***** RECORDS TO PROCESS

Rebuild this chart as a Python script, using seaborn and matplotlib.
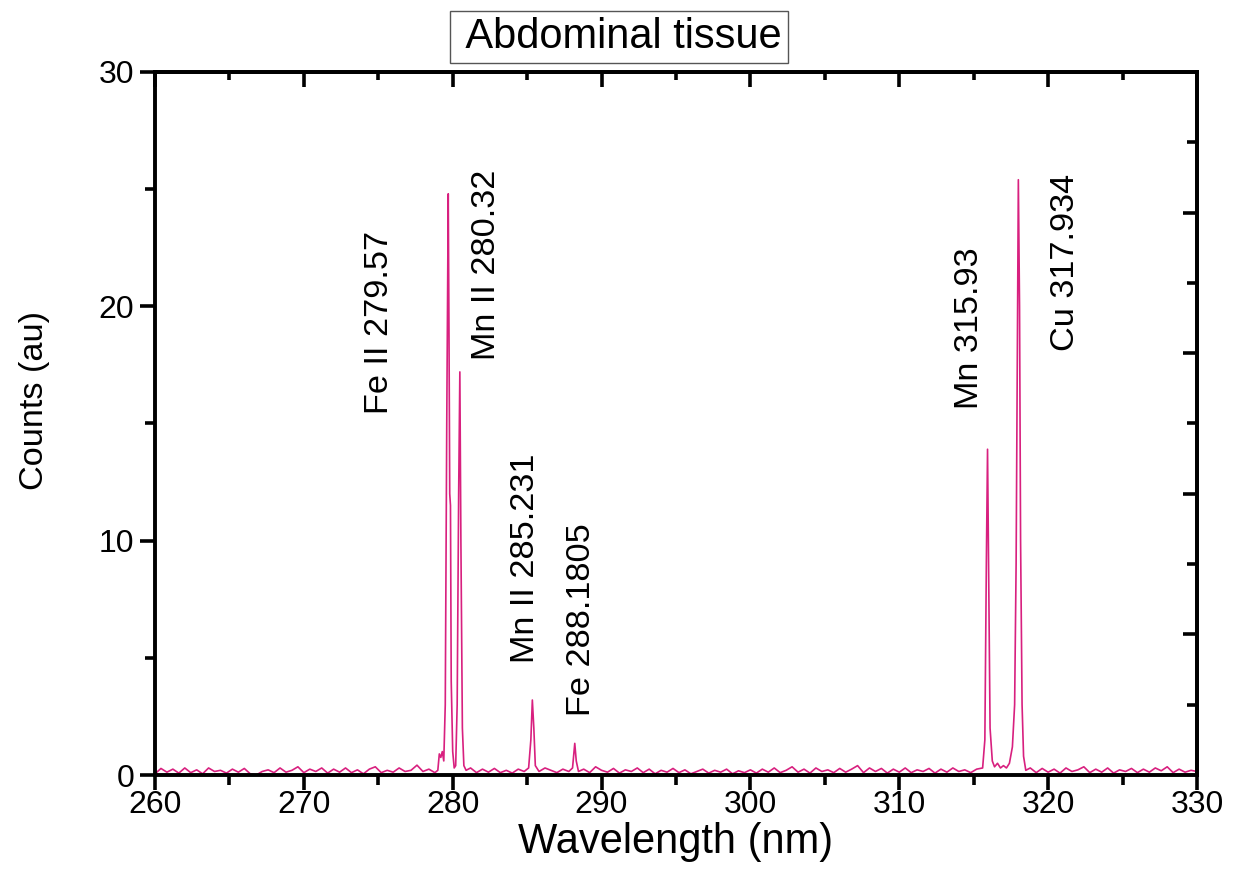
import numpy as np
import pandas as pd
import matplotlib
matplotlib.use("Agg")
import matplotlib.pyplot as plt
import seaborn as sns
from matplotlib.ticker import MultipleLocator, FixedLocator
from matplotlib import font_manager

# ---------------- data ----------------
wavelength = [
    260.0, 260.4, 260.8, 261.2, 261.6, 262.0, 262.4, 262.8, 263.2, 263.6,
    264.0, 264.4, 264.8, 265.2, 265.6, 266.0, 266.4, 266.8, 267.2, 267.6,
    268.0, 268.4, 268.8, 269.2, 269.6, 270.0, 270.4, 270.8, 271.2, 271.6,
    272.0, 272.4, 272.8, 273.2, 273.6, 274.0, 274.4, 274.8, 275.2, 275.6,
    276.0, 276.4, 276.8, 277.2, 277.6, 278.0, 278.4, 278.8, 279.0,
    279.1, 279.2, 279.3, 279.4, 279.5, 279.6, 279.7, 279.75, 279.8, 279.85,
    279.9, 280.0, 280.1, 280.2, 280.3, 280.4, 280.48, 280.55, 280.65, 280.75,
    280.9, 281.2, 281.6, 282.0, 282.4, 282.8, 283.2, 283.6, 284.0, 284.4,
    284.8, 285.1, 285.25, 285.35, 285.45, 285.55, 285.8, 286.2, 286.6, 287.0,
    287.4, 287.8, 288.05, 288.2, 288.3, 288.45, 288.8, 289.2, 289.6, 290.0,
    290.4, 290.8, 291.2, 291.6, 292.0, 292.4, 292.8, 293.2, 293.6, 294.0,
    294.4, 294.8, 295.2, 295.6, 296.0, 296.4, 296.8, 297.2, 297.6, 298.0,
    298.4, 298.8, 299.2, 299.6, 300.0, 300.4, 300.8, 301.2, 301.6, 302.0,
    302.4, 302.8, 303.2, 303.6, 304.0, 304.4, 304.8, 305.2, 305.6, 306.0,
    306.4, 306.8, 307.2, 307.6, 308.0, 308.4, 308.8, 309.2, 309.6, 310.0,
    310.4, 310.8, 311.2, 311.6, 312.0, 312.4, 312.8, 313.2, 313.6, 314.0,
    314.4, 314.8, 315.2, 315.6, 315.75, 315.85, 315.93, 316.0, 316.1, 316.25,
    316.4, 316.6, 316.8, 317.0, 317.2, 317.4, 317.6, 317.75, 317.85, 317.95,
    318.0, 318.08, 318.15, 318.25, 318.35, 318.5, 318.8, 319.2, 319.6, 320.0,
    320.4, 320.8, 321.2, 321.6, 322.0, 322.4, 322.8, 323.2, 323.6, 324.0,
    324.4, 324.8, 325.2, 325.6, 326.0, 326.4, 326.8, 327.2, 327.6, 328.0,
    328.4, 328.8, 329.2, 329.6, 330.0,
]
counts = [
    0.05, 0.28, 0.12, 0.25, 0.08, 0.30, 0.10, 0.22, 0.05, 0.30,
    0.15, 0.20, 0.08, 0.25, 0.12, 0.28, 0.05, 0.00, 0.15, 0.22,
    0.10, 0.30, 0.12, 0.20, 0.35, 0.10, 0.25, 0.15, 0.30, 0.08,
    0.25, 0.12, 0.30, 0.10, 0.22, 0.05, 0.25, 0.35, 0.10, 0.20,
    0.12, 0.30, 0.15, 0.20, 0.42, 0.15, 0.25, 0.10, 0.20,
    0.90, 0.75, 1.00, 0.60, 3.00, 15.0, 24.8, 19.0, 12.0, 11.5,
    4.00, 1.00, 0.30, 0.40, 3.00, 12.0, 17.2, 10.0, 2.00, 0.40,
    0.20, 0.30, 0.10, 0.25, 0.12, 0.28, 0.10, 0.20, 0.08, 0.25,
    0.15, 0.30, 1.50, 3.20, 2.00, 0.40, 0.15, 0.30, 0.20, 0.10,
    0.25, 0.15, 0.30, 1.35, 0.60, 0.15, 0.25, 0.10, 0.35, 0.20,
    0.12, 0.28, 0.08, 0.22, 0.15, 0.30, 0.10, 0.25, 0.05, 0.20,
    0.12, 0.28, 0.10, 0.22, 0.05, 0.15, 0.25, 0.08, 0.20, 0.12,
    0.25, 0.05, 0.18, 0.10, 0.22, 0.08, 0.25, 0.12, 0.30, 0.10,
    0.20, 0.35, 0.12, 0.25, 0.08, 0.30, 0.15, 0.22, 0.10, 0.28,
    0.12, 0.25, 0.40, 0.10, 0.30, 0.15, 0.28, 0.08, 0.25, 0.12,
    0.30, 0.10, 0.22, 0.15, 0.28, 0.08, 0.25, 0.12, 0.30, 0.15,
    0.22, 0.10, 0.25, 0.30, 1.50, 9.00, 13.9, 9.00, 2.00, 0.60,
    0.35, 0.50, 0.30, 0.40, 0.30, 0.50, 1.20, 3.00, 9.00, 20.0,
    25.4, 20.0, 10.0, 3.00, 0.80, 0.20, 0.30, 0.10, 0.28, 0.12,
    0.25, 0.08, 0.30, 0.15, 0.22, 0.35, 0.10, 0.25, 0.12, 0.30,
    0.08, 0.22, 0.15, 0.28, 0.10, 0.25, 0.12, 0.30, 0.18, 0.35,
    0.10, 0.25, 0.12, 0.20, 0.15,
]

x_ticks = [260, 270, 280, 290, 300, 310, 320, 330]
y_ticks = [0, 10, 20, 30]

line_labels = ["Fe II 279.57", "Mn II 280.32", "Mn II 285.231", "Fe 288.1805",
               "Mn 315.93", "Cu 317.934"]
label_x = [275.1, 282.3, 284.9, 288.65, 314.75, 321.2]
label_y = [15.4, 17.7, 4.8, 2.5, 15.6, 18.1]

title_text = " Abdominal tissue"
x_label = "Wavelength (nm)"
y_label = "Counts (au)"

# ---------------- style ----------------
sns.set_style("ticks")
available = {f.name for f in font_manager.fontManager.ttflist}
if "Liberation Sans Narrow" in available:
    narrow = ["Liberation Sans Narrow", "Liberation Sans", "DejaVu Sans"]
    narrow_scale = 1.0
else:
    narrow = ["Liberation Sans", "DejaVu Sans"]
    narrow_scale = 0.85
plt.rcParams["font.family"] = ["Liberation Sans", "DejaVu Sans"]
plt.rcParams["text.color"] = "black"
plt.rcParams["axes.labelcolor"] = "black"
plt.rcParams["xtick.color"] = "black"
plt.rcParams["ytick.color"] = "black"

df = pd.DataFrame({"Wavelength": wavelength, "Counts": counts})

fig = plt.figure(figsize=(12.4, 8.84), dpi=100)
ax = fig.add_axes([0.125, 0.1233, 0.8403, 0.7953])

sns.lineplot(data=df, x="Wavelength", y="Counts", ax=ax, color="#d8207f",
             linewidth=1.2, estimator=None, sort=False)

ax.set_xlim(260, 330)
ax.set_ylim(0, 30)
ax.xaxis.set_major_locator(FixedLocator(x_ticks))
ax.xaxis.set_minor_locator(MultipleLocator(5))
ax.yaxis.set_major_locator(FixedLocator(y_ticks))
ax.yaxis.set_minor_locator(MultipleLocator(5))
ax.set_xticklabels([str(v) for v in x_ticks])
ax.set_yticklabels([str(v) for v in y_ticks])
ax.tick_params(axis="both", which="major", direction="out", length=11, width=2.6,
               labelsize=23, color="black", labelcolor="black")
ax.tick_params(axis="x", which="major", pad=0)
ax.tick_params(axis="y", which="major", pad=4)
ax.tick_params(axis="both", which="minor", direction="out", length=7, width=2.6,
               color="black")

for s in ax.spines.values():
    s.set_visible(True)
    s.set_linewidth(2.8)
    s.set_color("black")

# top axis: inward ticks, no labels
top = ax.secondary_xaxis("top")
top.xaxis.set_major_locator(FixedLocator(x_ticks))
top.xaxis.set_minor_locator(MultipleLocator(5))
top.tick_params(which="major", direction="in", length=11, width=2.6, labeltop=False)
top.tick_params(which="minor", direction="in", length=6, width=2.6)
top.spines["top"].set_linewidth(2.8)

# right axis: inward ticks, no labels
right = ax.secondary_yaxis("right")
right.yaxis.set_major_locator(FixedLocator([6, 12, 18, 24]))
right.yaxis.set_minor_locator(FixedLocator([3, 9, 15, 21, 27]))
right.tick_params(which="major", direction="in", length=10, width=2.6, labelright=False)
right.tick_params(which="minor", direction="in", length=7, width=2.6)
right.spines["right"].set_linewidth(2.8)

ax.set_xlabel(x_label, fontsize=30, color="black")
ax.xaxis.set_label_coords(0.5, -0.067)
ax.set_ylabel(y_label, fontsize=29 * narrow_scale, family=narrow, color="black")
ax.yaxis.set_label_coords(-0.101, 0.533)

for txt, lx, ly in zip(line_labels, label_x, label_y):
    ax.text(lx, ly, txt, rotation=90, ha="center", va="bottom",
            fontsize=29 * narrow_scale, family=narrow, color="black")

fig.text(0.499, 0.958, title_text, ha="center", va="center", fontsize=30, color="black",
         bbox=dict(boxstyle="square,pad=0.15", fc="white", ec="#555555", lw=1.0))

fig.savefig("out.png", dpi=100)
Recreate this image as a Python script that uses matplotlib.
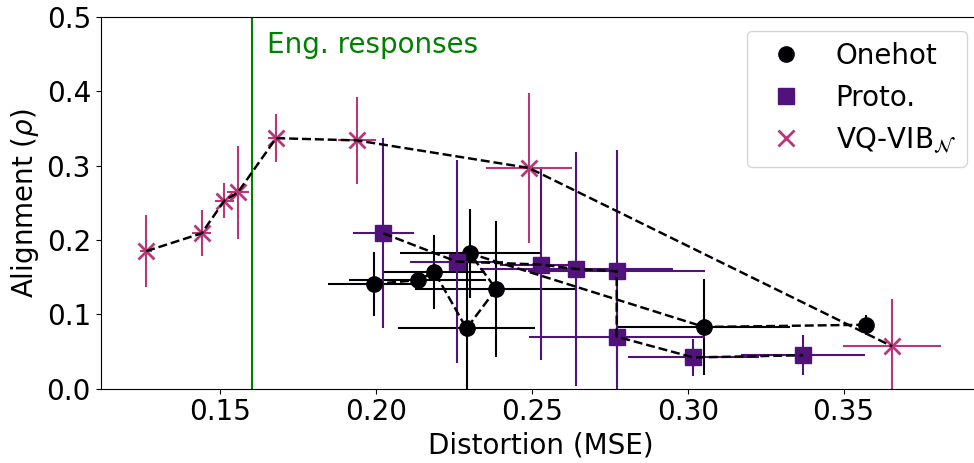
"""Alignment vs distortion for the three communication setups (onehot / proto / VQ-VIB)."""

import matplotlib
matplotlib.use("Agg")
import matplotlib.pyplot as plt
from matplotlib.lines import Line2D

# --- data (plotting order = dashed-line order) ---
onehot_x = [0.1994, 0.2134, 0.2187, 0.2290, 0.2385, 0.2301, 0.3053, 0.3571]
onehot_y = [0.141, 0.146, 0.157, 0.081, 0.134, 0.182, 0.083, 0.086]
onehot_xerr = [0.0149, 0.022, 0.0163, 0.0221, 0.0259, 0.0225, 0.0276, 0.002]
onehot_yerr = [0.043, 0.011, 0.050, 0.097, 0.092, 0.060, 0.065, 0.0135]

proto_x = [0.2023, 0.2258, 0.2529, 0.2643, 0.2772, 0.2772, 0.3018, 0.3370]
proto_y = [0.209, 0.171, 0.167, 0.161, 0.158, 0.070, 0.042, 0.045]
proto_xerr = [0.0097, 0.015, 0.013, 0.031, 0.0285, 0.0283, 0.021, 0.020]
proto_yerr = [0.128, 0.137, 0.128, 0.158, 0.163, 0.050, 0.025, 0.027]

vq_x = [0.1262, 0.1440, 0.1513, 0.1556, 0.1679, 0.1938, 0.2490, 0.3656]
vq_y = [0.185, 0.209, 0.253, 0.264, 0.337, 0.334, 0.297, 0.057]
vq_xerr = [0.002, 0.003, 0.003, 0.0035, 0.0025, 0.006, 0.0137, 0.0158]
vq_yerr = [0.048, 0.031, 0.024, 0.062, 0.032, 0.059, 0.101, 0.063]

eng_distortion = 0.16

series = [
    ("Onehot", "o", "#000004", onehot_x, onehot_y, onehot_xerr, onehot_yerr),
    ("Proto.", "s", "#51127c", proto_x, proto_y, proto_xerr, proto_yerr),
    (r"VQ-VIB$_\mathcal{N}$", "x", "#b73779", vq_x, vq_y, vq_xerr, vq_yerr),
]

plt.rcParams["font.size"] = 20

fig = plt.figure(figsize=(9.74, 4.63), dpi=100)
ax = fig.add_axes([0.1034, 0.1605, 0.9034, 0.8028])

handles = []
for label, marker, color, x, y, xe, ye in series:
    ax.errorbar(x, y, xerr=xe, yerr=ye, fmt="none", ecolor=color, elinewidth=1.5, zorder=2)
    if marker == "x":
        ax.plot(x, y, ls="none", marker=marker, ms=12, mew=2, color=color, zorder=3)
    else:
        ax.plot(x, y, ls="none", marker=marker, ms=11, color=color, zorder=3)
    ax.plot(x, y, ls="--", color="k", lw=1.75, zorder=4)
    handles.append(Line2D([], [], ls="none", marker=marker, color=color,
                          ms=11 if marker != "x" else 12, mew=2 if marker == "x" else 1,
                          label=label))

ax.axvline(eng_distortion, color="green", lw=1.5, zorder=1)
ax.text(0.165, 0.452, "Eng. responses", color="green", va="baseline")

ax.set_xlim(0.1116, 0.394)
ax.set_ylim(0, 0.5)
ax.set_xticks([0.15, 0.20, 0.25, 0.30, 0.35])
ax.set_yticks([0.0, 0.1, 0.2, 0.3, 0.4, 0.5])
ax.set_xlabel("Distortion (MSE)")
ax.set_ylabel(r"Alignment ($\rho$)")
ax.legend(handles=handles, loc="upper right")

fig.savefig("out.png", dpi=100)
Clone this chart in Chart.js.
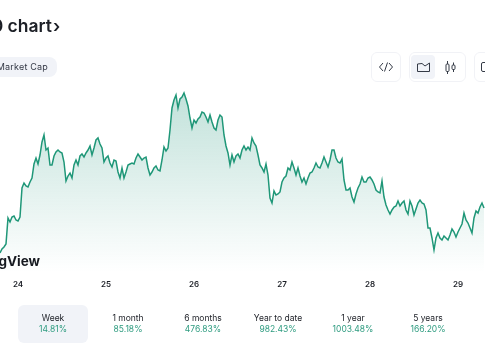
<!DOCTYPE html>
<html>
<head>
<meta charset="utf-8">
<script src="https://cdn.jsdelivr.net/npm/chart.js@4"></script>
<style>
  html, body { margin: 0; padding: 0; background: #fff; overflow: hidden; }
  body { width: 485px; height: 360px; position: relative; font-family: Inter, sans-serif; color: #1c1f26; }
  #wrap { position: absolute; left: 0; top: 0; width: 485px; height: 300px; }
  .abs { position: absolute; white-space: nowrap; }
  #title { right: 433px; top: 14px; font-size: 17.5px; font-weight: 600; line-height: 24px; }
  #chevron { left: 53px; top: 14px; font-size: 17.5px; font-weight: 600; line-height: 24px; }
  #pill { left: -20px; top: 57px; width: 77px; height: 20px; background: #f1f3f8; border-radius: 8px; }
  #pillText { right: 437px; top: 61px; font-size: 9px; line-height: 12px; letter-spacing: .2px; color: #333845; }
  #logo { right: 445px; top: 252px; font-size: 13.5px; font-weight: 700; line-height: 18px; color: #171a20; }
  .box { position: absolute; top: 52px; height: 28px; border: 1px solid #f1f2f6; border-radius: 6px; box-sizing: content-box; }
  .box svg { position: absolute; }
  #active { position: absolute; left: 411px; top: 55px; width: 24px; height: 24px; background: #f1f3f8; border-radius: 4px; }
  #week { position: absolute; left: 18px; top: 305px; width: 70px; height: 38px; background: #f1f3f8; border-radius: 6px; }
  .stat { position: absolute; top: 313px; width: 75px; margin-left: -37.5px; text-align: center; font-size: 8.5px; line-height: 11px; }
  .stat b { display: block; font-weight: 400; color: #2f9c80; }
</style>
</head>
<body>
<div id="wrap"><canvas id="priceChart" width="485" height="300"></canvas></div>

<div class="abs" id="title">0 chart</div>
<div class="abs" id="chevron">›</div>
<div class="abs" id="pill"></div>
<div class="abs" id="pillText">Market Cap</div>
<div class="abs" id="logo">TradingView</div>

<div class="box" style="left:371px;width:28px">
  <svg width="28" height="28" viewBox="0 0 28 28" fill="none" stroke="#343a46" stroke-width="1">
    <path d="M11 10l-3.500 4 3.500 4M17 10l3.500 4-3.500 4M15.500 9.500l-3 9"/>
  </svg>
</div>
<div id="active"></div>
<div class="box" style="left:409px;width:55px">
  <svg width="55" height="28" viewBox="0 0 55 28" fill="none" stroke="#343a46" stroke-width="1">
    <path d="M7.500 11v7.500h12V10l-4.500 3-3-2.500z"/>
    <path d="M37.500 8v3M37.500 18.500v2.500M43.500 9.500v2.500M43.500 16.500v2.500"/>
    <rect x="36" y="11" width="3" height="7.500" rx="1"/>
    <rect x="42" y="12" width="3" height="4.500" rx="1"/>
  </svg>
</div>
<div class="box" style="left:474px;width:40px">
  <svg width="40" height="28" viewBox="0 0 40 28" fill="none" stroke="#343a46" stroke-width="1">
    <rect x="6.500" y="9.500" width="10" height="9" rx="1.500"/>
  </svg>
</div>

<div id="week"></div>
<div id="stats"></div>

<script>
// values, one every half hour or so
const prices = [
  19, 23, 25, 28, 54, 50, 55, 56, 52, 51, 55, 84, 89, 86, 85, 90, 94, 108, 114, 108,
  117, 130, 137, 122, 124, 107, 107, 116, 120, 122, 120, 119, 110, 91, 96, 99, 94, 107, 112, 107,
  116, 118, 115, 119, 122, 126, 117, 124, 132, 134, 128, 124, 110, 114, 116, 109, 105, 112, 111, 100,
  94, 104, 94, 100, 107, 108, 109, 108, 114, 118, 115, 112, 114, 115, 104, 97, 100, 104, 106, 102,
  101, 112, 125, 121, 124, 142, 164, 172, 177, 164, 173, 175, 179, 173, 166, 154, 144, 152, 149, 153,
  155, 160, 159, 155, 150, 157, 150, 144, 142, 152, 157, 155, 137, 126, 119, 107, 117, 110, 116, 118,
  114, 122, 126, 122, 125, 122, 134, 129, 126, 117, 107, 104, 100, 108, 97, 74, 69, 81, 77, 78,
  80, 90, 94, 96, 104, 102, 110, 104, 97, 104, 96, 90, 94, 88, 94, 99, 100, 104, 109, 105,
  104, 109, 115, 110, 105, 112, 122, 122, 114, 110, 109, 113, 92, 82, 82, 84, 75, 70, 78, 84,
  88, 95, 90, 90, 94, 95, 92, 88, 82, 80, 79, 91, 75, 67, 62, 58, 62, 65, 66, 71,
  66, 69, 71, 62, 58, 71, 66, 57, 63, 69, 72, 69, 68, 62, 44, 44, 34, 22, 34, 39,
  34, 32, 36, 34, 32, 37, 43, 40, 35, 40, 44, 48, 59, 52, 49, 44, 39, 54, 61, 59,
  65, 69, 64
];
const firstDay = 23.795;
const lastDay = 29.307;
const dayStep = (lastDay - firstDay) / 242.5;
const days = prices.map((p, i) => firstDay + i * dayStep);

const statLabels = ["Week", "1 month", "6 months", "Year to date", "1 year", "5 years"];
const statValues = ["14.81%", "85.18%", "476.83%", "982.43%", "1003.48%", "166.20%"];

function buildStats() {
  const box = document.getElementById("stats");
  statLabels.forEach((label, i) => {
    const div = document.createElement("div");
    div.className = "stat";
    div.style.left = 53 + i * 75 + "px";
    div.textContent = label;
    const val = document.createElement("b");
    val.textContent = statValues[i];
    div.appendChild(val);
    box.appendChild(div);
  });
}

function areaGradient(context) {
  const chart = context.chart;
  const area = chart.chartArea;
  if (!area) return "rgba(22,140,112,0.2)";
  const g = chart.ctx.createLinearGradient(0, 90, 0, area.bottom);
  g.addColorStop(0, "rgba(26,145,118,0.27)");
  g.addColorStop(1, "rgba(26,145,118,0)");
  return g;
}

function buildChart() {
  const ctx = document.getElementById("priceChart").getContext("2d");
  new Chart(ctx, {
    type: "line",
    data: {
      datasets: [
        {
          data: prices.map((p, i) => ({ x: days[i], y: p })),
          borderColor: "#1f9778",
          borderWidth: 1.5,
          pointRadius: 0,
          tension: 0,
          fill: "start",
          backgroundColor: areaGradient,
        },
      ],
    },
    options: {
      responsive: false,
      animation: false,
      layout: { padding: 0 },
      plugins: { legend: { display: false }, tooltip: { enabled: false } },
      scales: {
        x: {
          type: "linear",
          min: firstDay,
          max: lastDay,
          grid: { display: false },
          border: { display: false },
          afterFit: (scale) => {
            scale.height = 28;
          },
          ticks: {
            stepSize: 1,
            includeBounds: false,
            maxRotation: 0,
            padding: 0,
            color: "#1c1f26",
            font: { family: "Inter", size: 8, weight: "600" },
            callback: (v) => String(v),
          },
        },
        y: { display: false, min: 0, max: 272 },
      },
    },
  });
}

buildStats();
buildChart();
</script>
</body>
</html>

**********

WHAT TO WORK ON:
Your task is to restate word for word the lines from the top of the data to the line containing "from matplotlib import font_manager", both ends included, with every picture left out.

PROBLEM SOLUTION:
Rebuild this chart as a Python script, using seaborn and matplotlib.
import numpy as np
import pandas as pd
import matplotlib
matplotlib.use("Agg")
import matplotlib.pyplot as plt
import seaborn as sns
from matplotlib.ticker import MultipleLocator, FixedLocator
from matplotlib import font_manager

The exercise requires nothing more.